Not going to be spreader loads each year
Will this hold up to the job
I know you get what you pay for the rest looks ok
How much do you think its worth
Bunning 75
Screenshot_20210213-145923_Facebook.jpg
 

DrDunc

Member
Mixed Farmer
Looking to buy a cheaper end rear discharge spreader but are the beaters ok or past it ?
Not going to be spreader loads each year
Will this hold up to the job
I know you get what you pay for the rest looks ok
How much do you think its worth
Bunning 75
Screenshot_20210213-145923_Facebook.jpg
Wow!

How much concrete do you need to spread to feck something up that badly????
 

4440

Member
Location
South Suffolk
Fill the spreader up with muck, get a 3 ton loader. Put loader frame under the bend beaters, lift beater till straight.
New beaters will be about 1k each
Gearboxes about £700 each
Floor chain will be about 1k
Floor sprockets are about £100 each
Rudt is a killer for the spreader, the rest can be fixed
If the price was right, your spreader would not put me off buying it.
 
You get warning signs about kit though it's mostly a reflection on it's previous owner(s).

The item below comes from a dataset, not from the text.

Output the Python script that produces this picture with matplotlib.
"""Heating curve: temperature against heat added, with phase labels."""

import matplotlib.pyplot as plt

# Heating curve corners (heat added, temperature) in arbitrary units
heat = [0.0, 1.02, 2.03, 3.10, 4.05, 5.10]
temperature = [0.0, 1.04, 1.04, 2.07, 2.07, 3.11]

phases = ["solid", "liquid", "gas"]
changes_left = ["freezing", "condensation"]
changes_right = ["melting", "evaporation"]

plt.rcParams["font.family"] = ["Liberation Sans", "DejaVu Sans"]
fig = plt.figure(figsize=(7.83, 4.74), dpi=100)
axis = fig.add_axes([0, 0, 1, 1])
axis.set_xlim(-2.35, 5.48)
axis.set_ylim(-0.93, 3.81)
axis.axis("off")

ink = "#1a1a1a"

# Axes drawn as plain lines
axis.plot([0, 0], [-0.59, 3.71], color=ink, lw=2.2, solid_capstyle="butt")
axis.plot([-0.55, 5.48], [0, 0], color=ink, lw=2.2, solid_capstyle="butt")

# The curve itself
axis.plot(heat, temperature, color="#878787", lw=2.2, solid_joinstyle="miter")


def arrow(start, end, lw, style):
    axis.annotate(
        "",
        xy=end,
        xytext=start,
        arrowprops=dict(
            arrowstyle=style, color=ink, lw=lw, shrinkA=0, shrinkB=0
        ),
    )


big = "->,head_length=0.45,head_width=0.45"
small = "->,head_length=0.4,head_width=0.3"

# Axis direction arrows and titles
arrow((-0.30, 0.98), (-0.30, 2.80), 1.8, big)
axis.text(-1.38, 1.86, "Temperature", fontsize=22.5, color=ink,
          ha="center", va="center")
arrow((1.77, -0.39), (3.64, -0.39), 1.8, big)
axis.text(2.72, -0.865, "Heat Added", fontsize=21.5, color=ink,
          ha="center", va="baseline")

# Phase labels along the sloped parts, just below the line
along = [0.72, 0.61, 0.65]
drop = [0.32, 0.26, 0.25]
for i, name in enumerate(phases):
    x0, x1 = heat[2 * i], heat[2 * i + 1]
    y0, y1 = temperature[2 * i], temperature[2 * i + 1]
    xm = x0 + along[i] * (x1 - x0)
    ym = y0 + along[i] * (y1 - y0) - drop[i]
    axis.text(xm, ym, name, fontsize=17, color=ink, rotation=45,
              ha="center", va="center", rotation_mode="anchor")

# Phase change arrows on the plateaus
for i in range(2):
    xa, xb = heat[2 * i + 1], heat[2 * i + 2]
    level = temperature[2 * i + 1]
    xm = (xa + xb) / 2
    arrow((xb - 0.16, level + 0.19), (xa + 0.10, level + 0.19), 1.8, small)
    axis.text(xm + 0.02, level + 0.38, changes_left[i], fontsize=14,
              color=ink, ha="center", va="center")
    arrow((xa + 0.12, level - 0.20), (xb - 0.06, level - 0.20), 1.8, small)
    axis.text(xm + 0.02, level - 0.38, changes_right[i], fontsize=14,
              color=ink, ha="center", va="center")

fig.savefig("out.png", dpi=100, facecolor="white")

Not cleaned since used last.

Parked outside/full of water.

PTO shaft banana shape.

Fixtures and fittings damaged/absent.

Seriously, hire a spreader for the days a year you need it. The one pictured strikes me as a whole box of skinned knuckles and bad language.
 
The first spreader that I can remember my father having (probably his first) was a 4 wheeled, land drive machine with steel wheeels. It had a bed chain with horizontal beaters and was originally horse drawn but converted to a drawbar at some point, it still had the pan type seat on the front for the carter to sit on. Father replaced it in 1955 with a Salopian which was also a land drive type. When I started using it in 1961, we were forever having to mend the bedchain.

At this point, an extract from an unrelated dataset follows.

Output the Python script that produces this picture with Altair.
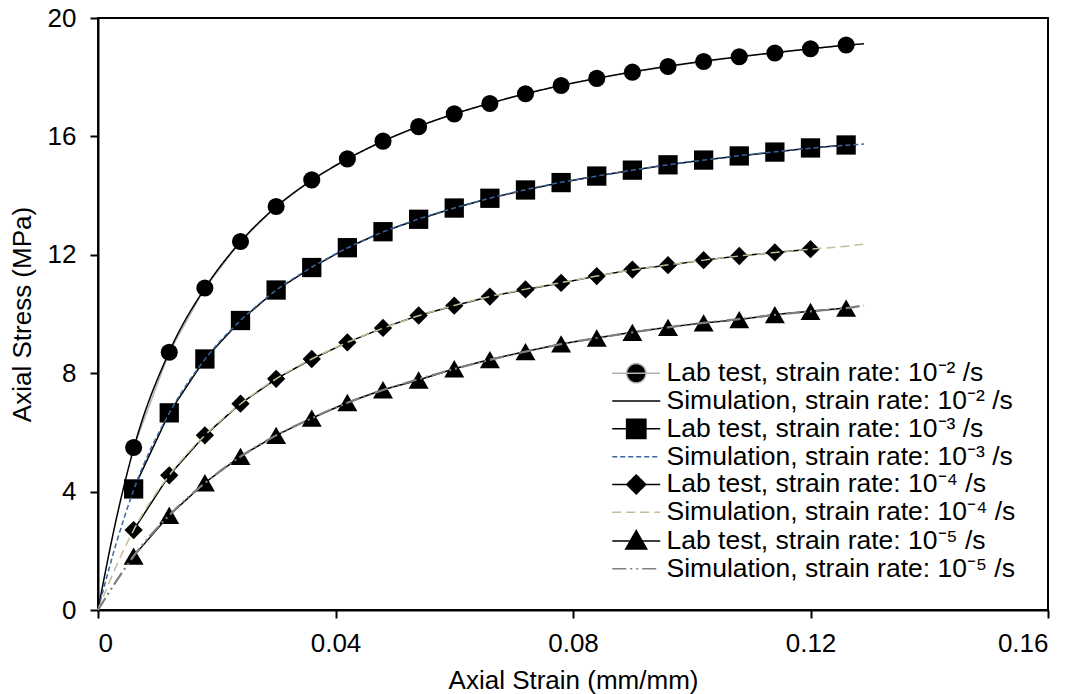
import altair as alt
import pandas as pd

FONT = "Liberation Sans"

# ---------------- data ----------------
strain_lab = [0.006, 0.012, 0.018, 0.024, 0.030, 0.036, 0.042, 0.048, 0.054, 0.060,
              0.066, 0.072, 0.078, 0.084, 0.090, 0.096, 0.102, 0.108, 0.114, 0.120, 0.126]

lab_1e2 = [5.49, 8.71, 10.88, 12.45, 13.63, 14.53, 15.24, 15.84, 16.33, 16.76,
           17.11, 17.44, 17.72, 17.96, 18.17, 18.36, 18.53, 18.69, 18.82, 18.96, 19.09]
lab_1e3 = [4.09, 6.66, 8.48, 9.78, 10.81, 11.57, 12.24, 12.78, 13.20, 13.58,
           13.91, 14.19, 14.44, 14.66, 14.86, 15.04, 15.20, 15.34, 15.47, 15.61, 15.71]
lab_1e4 = [2.70, 4.55, 5.90, 6.97, 7.81, 8.48, 9.04, 9.53, 9.95, 10.28,
           10.59, 10.83, 11.05, 11.28, 11.50, 11.65, 11.82, 11.96, 12.08, 12.19]
lab_1e5 = [1.82, 3.20, 4.30, 5.19, 5.90, 6.48, 7.01, 7.44, 7.77, 8.15,
           8.46, 8.73, 8.99, 9.19, 9.38, 9.55, 9.70, 9.81, 9.98, 10.09, 10.20]

strain_sim = [0.0, 0.003, 0.006, 0.012, 0.018, 0.024, 0.030, 0.036, 0.042, 0.048, 0.054,
              0.060, 0.066, 0.072, 0.078, 0.084, 0.090, 0.096, 0.102, 0.108, 0.114,
              0.120, 0.126, 0.129]
sim_1e2 = [0.0, 3.00, 5.45, 8.72, 10.87, 12.44, 13.62, 14.52, 15.24, 15.84, 16.34,
           16.76, 17.12, 17.44, 17.72, 17.96, 18.18, 18.37, 18.54, 18.69, 18.83,
           18.96, 19.08, 19.13]
sim_1e3 = [0.0, 2.20, 4.05, 6.65, 8.47, 9.78, 10.80, 11.58, 12.23, 12.77, 13.21,
           13.58, 13.91, 14.20, 14.45, 14.66, 14.86, 15.04, 15.20, 15.35, 15.48,
           15.60, 15.70, 15.74]
sim_1e4 = [0.0, 1.45, 2.70, 4.55, 5.90, 6.96, 7.81, 8.48, 9.04, 9.52, 9.94,
           10.29, 10.59, 10.84, 11.06, 11.28, 11.49, 11.66, 11.82, 11.96, 12.08,
           12.19, 12.29, 12.36]
sim_1e5 = [0.0, 0.95, 1.82, 3.20, 4.29, 5.18, 5.90, 6.48, 7.00, 7.43, 7.80,
           8.14, 8.45, 8.73, 8.98, 9.19, 9.38, 9.55, 9.70, 9.83, 9.97,
           10.09, 10.20, 10.29]

labels = [
    "Lab test, strain rate: 10⁻² /s",
    "Simulation, strain rate: 10⁻² /s",
    "Lab test, strain rate: 10⁻³ /s",
    "Simulation, strain rate: 10⁻³ /s",
    "Lab test, strain rate: 10⁻⁴ /s",
    "Simulation, strain rate: 10⁻⁴ /s",
    "Lab test, strain rate: 10⁻⁵ /s",
    "Simulation, strain rate: 10⁻⁵ /s",
]

x_ticks = [0, 0.04, 0.08, 0.12, 0.16]
y_ticks = [0, 4, 8, 12, 16, 20]

# ---------------- styles ----------------
lab_shapes = ["circle", "square", "diamond", "triangle-up"]
lab_sizes = [292, 372, 335, 400]
lab_line_colors = ["#b3b3b3", "#000000", "#000000", "#000000"]
sim_colors = ["#000000", "#3b64a0", "#c4bd97", "#7f7f7f"]
sim_dashes = [[1, 0], [5, 3], [9, 5], [14, 4, 2, 4, 2, 4]]
sim_widths = [1.5, 1.5, 1.5, 2.2]

# legend symbols: symbol size 100 -> 1 unit = 5 px
legend_paths = [
    "M-4.8,0H4.8M1.93,0A1.93,1.93,0,1,1,-1.93,0A1.93,1.93,0,1,1,1.93,0Z",
    "M-4.8,0H4.8",
    "M-4.8,0H4.8M-1.93,-1.93H1.93V1.93H-1.93Z",
    "M-4.8,0H4.8",
    "M-4.8,0H4.8M0,-1.9L1.9,0L0,1.9L-1.9,0Z",
    "M-4.8,0H4.8",
    "M-4.8,0H4.8M0,-2.1L2.1,1.6L-2.1,1.6Z",
    "M-4.8,0H4.8",
]
legend_fill = ["#000000", "transparent", "#000000", "transparent",
               "#000000", "transparent", "#000000", "transparent"]
legend_stroke = [lab_line_colors[0], sim_colors[0], lab_line_colors[1], sim_colors[1],
                 lab_line_colors[2], sim_colors[2], lab_line_colors[3], sim_colors[3]]
legend_dash = [[1, 0], sim_dashes[0], [1, 0], sim_dashes[1],
               [1, 0], sim_dashes[2], [1, 0], sim_dashes[3]]

# ---------------- tables ----------------
rows = []
for lab, vals in zip([labels[0], labels[2], labels[4], labels[6]],
                     [lab_1e2, lab_1e3, lab_1e4, lab_1e5]):
    for s, v in zip(strain_lab, vals):
        rows.append({"series": lab, "strain": s, "stress": v})
for sim, vals in zip([labels[1], labels[3], labels[5], labels[7]],
                     [sim_1e2, sim_1e3, sim_1e4, sim_1e5]):
    for s, v in zip(strain_sim, vals):
        rows.append({"series": sim, "strain": s, "stress": v})
df = pd.DataFrame(rows)

x_enc = alt.X("strain:Q",
              scale=alt.Scale(domain=[0, 0.16], nice=False, zero=True),
              axis=alt.Axis(values=x_ticks, title="Axial Strain (mm/mm)",
                            labelExpr="datum.value == 0 ? '0' : format(datum.value, '.2f')",
                            grid=False, tickSize=8, labelPadding=12, titlePadding=11))
y_enc = alt.Y("stress:Q",
              scale=alt.Scale(domain=[0, 20], nice=False),
              axis=alt.Axis(values=y_ticks, title="Axial Stress (MPa)",
                            grid=False, tickSize=8, labelPadding=14, titlePadding=12))

base = alt.Chart(df)
layers = []
for i in range(4):
    lab = labels[2 * i]
    sim = labels[2 * i + 1]
    layers.append(
        base.transform_filter(alt.datum.series == lab)
        .mark_line(color=lab_line_colors[i], strokeWidth=1.5)
        .encode(x=x_enc, y=y_enc)
    )
    layers.append(
        base.transform_filter(alt.datum.series == lab)
        .mark_point(shape=lab_shapes[i], size=lab_sizes[i], filled=True,
                    color="#000000", opacity=1)
        .encode(x=x_enc, y=y_enc)
    )
    layers.append(
        base.transform_filter(alt.datum.series == sim)
        .mark_line(color=sim_colors[i], strokeDash=sim_dashes[i],
                   strokeWidth=sim_widths[i], interpolate="monotone")
        .encode(x=x_enc, y=y_enc)
    )

legend_df = pd.DataFrame({"series": labels})
leg = alt.Legend(title=None, orient="none", legendX=525, legendY=342,
                 labelFont=FONT, labelFontSize=26.5, labelColor="#000000",
                 labelLimit=600, labelOffset=17, rowPadding=0.8,
                 symbolStrokeWidth=1.5, symbolSize=100, padding=0)
legend_layer = (
    alt.Chart(legend_df)
    .transform_filter("false")
    .mark_point(filled=True, opacity=1)
    .encode(
        shape=alt.Shape("series:N", scale=alt.Scale(domain=labels, range=legend_paths), legend=leg),
        fill=alt.Fill("series:N", scale=alt.Scale(domain=labels, range=legend_fill), legend=leg),
        stroke=alt.Stroke("series:N", scale=alt.Scale(domain=labels, range=legend_stroke), legend=leg),
        strokeDash=alt.StrokeDash("series:N", scale=alt.Scale(domain=labels, range=legend_dash), legend=leg),
    )
)
layers.append(legend_layer)

chart = (
    alt.layer(*layers)
    .properties(width=950, height=592,
                autosize=alt.AutoSizeParams(type="none"),
                padding={"left": 90, "top": 10, "right": 20, "bottom": 84})
    .configure(font=FONT)
    .configure_view(stroke="#000000", strokeWidth=2)
    .configure_axis(domainColor="#000000", domainWidth=2, tickColor="#000000", tickWidth=2,
                    labelFont=FONT, labelFontSize=26, labelColor="#000000",
                    titleFont=FONT, titleFontSize=26, titleFontWeight="normal",
                    titleColor="#000000")
)

chart.save("out.html", embed_options={"renderer": "svg", "actions": False})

I was delighted when we bought a Howard Rotospreader 100 in 1966. I came to the conclusion that bedchain spreaders were
the work of the devil. What do you do if one of these big modern ones has chain trouble? I wouldn't fancy empty out one of those with a hand fork.
 
The first spreader that I can remember my father having (probably his first) was a 4 wheeled, land drive machine with steel wheeels. It had a bed chain with horizontal beaters and was originally horse drawn but converted to a drawbar at some point, it still had the pan type seat on the front for the carter to sit on. Father replaced it in 1955 with a Salopian which was also a land drive type. When I started using it in 1961, we were forever having to mend the bedchain.

I was delighted when we bought a Howard Rotospreader 100 in 1966. I came to the conclusion that bedchain spreaders were
the work of the devil. What do you do if one of these big modern ones has chain trouble? I wouldn't fancy empty out one of those with a hand fork.

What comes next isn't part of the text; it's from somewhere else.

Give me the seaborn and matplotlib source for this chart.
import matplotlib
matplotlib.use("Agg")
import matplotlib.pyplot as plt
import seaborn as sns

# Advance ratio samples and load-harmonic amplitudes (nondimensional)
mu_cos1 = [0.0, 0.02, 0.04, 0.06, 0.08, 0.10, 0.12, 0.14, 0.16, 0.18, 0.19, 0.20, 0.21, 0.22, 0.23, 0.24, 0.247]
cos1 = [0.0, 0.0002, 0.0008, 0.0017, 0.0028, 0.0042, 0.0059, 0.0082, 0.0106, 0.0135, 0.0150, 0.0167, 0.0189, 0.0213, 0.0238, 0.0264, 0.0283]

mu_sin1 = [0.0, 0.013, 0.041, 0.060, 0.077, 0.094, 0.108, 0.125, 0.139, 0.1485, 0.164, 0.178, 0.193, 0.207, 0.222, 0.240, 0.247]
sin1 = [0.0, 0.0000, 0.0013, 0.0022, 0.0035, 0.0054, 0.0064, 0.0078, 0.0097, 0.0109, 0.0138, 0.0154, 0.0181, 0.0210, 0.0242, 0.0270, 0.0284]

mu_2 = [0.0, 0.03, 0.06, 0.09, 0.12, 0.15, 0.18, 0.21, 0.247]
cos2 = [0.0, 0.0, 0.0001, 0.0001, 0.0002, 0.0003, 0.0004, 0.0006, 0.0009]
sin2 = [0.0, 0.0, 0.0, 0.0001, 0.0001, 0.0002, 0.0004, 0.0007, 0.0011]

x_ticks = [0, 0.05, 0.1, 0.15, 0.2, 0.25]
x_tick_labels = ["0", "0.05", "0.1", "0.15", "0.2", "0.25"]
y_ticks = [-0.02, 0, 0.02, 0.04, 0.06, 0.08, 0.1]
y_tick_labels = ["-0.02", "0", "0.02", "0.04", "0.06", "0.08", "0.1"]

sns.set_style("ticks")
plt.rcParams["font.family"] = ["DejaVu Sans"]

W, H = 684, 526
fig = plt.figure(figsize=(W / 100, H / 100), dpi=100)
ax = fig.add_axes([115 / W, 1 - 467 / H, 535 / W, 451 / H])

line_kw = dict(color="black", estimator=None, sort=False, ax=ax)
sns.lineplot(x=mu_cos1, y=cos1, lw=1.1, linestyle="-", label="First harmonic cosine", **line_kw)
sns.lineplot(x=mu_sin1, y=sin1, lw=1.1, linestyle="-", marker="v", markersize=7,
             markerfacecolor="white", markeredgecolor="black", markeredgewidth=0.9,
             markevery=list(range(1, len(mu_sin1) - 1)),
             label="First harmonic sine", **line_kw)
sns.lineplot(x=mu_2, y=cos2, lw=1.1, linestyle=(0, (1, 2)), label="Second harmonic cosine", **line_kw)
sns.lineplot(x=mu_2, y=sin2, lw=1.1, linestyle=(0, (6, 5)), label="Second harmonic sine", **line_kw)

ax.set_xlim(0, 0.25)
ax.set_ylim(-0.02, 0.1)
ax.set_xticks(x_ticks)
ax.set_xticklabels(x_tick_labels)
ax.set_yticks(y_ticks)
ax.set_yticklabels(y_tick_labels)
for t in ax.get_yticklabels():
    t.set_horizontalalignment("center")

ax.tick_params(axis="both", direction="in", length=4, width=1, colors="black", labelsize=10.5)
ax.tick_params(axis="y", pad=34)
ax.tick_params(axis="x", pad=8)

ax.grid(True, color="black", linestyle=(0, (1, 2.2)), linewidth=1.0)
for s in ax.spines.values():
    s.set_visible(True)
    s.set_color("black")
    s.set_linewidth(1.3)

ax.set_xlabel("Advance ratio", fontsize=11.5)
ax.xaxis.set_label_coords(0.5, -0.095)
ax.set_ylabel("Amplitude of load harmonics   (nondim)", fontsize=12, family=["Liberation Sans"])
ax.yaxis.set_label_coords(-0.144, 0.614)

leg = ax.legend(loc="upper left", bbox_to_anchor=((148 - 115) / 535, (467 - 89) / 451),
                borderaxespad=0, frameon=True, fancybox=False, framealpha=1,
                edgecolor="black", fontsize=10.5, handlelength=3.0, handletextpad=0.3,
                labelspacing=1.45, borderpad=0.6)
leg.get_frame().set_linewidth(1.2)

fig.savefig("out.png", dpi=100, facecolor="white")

I've never seen a chain snap in a modern machine, I've seen slats get broken off and I've seen a chain jump off the driving sprocket but not an actual chain break. I know the chains on Samson spreaders are very expensive but are high spec?

You just don't want to be putting foreign objects in a spreader basically. Finding lumps of metal or concrete in a spreader won't find you on a contractor's Christmas card list. I know some people bill for time spent removing string as well.

I was always warned not to have the bed speed cranked flat out as it makes it sore on everything else.

Seen a cheapo spreader door jam and bend both rams, also the reduction gearbox dropped off one day. Wouldn't recommend that brand at all.

I guess a broken chain would necessitate digging the bulk of the material out with the loader or a slew and using a hand fork for the rest or just tip the spreader over with the digger?
 

puntabrava

Member
Location
Wiltshire
Spreaders used to come back from hire like that, sh!t steel used by UK manufacturers, get a small link chain and use a slew or telehandler and pull them back up to working angle, I would be more interested in a floor chain sprocket photo to ascertain work done.
 
Spreaders used to come back from hire like that, sh!t steel used by UK manufacturers, get a small link chain and use a slew or telehandler and pull them back up to working angle, I would be more interested in a floor chain sprocket photo to ascertain work done.

Really? How the in the fudge does someone manage that?? Bend the actual beaters?!

Surely once they are bent like that they are hugely out of balance anyway?
 

Boysground

Member
Mixed Farmer
Location
Wiltshire
Another vote for hire from me.
About £150 a day, usually have 2. Probably do 15 - 20 days a year, can’t see any point owning them. Do have the advantage of 2 reliable places I can hire from within a sensible distance.

Bg
 

jglaister316

Member
Mixed Farmer
Spreaders used to come back from hire like that, sh!t steel used by UK manufacturers, get a small link chain and use a slew or telehandler and pull them back up to working angle, I would be more interested in a floor chain sprocket photo to ascertain work done.